House Bill Seeks to Tear Down Curtain of Secrecy at EPA
House Bill Seeks to Tear Down Curtain of Secrecy at EPA
11/19/2014
“By refusing to disclose the scientific data used to justify some of the most expensive and economically impactful rules in US history, the EPA is not only entitling themselves to their own facts, but also their own definition of ‘fact’ itself… If Americans are to be subject to the burden of EPA regulations, then the EPA ought to be equally subject to the burden of truth.” –Patrick Hedger, Policy Director –American Encore
Today the House of Representatives passed HR 4012, the Secret Science Reform Act of 2014. The bill, introduced by Congressman David Schweikert (R-AZ), prevents the Environmental Protection Agency (EPA) from enacting a new regulation without first disclosing all pertinent scientific and technical information on which the EPA is justifying their actions. The objective is to make the scientific studies behind onerous EPA regulations available for independent analysis and scrutiny.
The necessity of this legislation stems from the fact that the scientific data that the EPA has used to justify the costs of nearly all of their increasingly stringent and expensive Clean Air Act regulations over the past decade-plus have been kept tightly under wraps. Without access to this information, independent analysis and reproduction of the data in experimental settings outside of the EPA’s purview is completely impossible.

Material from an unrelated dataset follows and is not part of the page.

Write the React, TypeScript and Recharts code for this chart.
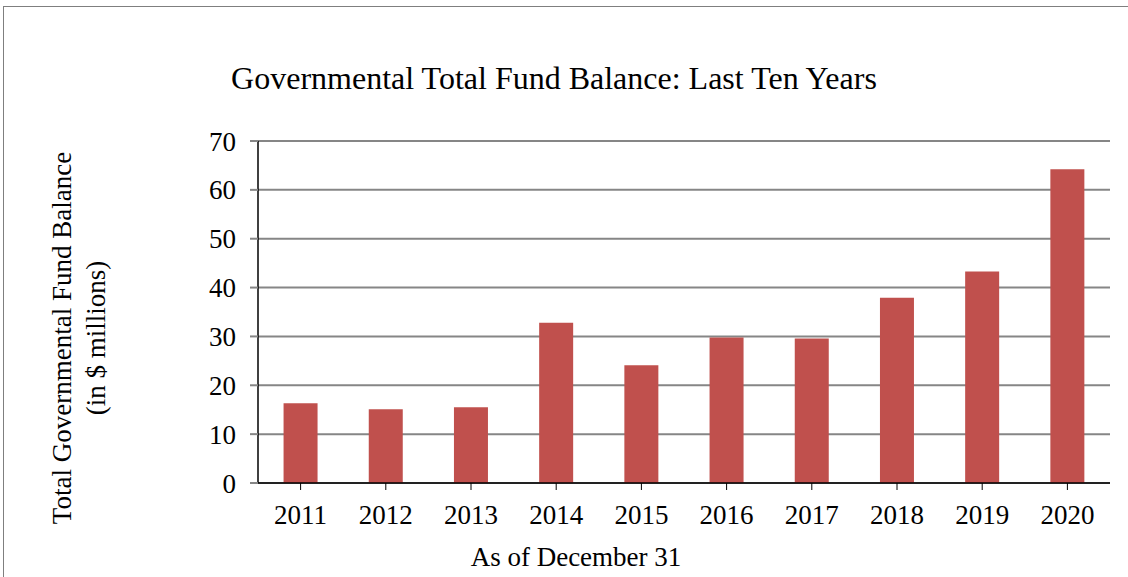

The specific data the EPA is refusing to disclose relates to the health effects of emitted particulate matter from combustion reactions (such as in vehicles and power plants). The EPA has used this data to justify imposing regulations like the recent Clean Power Plan (CPP) regulation on the emission of carbon, which is notably not a particulate matter pollutant. The CPP, like so many other recent EPA regulations, is estimated to cost the US economy several hundred billion dollars over the next several years.
American Encore Policy Director Patrick Hedger has offered the following thoughts on both the matter of the EPA’s secrecy and Congressman Schweikert’s Secret Science Reform Act:
“One of the first lessons in the course of even an elementary science education is that experimental processes and results should be documented in detail so that they can be reproduced by others. Scientific theory doesn’t become fact until the results of a hypothesis test are replicated repeatedly in identical and independent experiments. Thus, either the folks that run the EPA missed the first day of every science class they’ve every taken or they’re hiding something.
By refusing to disclose the scientific data used to justify some of the most expensive and economically impactful rules in US history, the EPA is not only entitling themselves to their own facts, but also to their own definition of ‘fact’ itself.
Here’s one thing that the EPA cannot hide: Over the past several years, by nearly every account, the environment is getting cleaner; yet for some reason the EPA has been getting larger, more powerful, and more expensive. Shouldn’t this relationship be just the opposite?
What’s clear despite the EPA’s obfuscation is that we have an agency that is becoming more and more unnecessary as each day goes by. Yet, through the use of their voodoo data, the bureaucrats at the EPA have found a way to regulate themselves into relevance.
Congressman Schweikert’s Secret Science Reform Act is a fair and pragmatic way to keep one of the most powerful federal agencies honest and put the brakes on future job-killing regulations that are, beyond a doubt, unnecessary. If Americans are to be subject to the burden of EPA regulations, then the EPA ought to be equally subject to the burden of truth.”